GOAL -
Leave out the pictures, and retype only the lines from the beginning of the material through the line that contains "ax = fig.add_axes([70", including both.

- - - - -

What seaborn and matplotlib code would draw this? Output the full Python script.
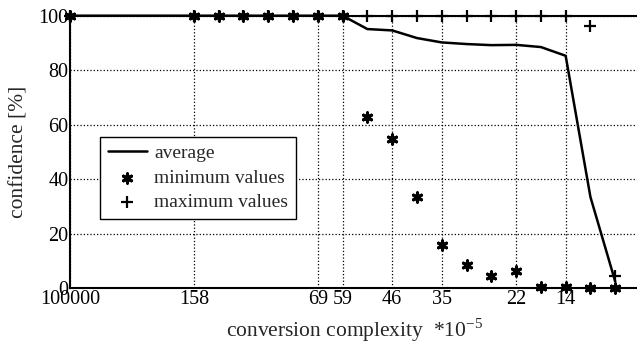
import matplotlib
matplotlib.use("Agg")
import matplotlib.pyplot as plt
import seaborn as sns
import pandas as pd

# data (x = position index along the ordinal complexity axis)
x_pos = [0, 5, 6, 7, 8, 9, 10, 11, 12, 13, 14, 15, 16, 17, 18, 19, 20, 21, 22]
average = [100, 100, 100, 100, 100, 100, 100, 100, 95.1, 94.6, 91.8, 90.2, 89.6, 89.2, 89.3, 88.5, 85.3, 33.5, 2.5]
minimum = [100, 100, 100, 100, 100, 100, 100, 100, 62.8, 54.8, 33.5, 15.8, 8.4, 4.6, 6.4, 0.5, 0.5, 0.0, 0.0]
maximum = [100, 100, 100, 100, 100, 100, 100, 100, 100, 100, 100, 100, 100, 100, 100, 100, 100, 96.3, 4.4]
tick_pos = [0, 5, 10, 11, 13, 15, 18, 20]
tick_labels = ["100000", "158", "69", "59", "46", "35", "22", "14"]

df = pd.DataFrame({"x": x_pos, "average": average, "minimum": minimum, "maximum": maximum})

sns.set_style("white")
plt.rcParams["font.family"] = ["Liberation Serif", "DejaVu Serif"]
plt.rcParams["mathtext.fontset"] = "custom"
plt.rcParams["mathtext.rm"] = "Liberation Serif"

fig = plt.figure(figsize=(6.37, 3.45), dpi=100)
ax = fig.add_axes([70 / 637, 56.7 / 345, 570 / 637, 272.6 / 345])

sns.lineplot(data=df, x="x", y="average", ax=ax, color="black", linewidth=1.8,
             label="average", clip_on=False, zorder=3)
sns.scatterplot(data=df, x="x", y="minimum", ax=ax, marker=(6, 2, 0), s=45,
                color="black", edgecolor="black", linewidth=2.2,
                label="minimum values", clip_on=False, zorder=4)
sns.scatterplot(data=df, x="x", y="maximum", ax=ax, marker="+", s=70,
                color="black", linewidth=1.6,
                label="maximum values", clip_on=False, zorder=4)

ax.set_xlim(0, 23)
ax.set_ylim(0, 100)
ax.set_xticks(tick_pos)
ax.set_xticklabels(tick_labels)
ax.set_yticks([0, 20, 40, 60, 80, 100])
ax.tick_params(direction="in", length=4, width=1, labelsize=14.5, colors="black", pad=1)
ax.grid(True, color="black", linestyle=":", linewidth=0.9)

for side in ["left", "bottom", "top"]:
    ax.spines[side].set_color("black")
    ax.spines[side].set_linewidth(1.5)
ax.spines["right"].set_visible(False)

ax.set_xlabel("conversion complexity  *10$^{\\mathrm{-5}}$", fontsize=15.5, labelpad=5.5)
ax.set_ylabel("confidence [%]", fontsize=15.5, labelpad=7)

leg = ax.legend(loc="upper left", bbox_to_anchor=(30 / 570, 151.5 / 272.6), fontsize=14,
                frameon=True, fancybox=False, framealpha=1, edgecolor="black",
                handlelength=2.0, handletextpad=0.4, borderpad=0.4, labelspacing=0.36,
                borderaxespad=0)
leg.get_frame().set_linewidth(1.0)

fig.savefig("out.png", dpi=100)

- - - - -

WRITTEN SOLUTION -
What seaborn and matplotlib code would draw this? Output the full Python script.
import matplotlib
matplotlib.use("Agg")
import matplotlib.pyplot as plt
import seaborn as sns
import pandas as pd

# data (x = position index along the ordinal complexity axis)
x_pos = [0, 5, 6, 7, 8, 9, 10, 11, 12, 13, 14, 15, 16, 17, 18, 19, 20, 21, 22]
average = [100, 100, 100, 100, 100, 100, 100, 100, 95.1, 94.6, 91.8, 90.2, 89.6, 89.2, 89.3, 88.5, 85.3, 33.5, 2.5]
minimum = [100, 100, 100, 100, 100, 100, 100, 100, 62.8, 54.8, 33.5, 15.8, 8.4, 4.6, 6.4, 0.5, 0.5, 0.0, 0.0]
maximum = [100, 100, 100, 100, 100, 100, 100, 100, 100, 100, 100, 100, 100, 100, 100, 100, 100, 96.3, 4.4]
tick_pos = [0, 5, 10, 11, 13, 15, 18, 20]
tick_labels = ["100000", "158", "69", "59", "46", "35", "22", "14"]

df = pd.DataFrame({"x": x_pos, "average": average, "minimum": minimum, "maximum": maximum})

sns.set_style("white")
plt.rcParams["font.family"] = ["Liberation Serif", "DejaVu Serif"]
plt.rcParams["mathtext.fontset"] = "custom"
plt.rcParams["mathtext.rm"] = "Liberation Serif"

fig = plt.figure(figsize=(6.37, 3.45), dpi=100)
ax = fig.add_axes([70 / 637, 56.7 / 345, 570 / 637, 272.6 / 345])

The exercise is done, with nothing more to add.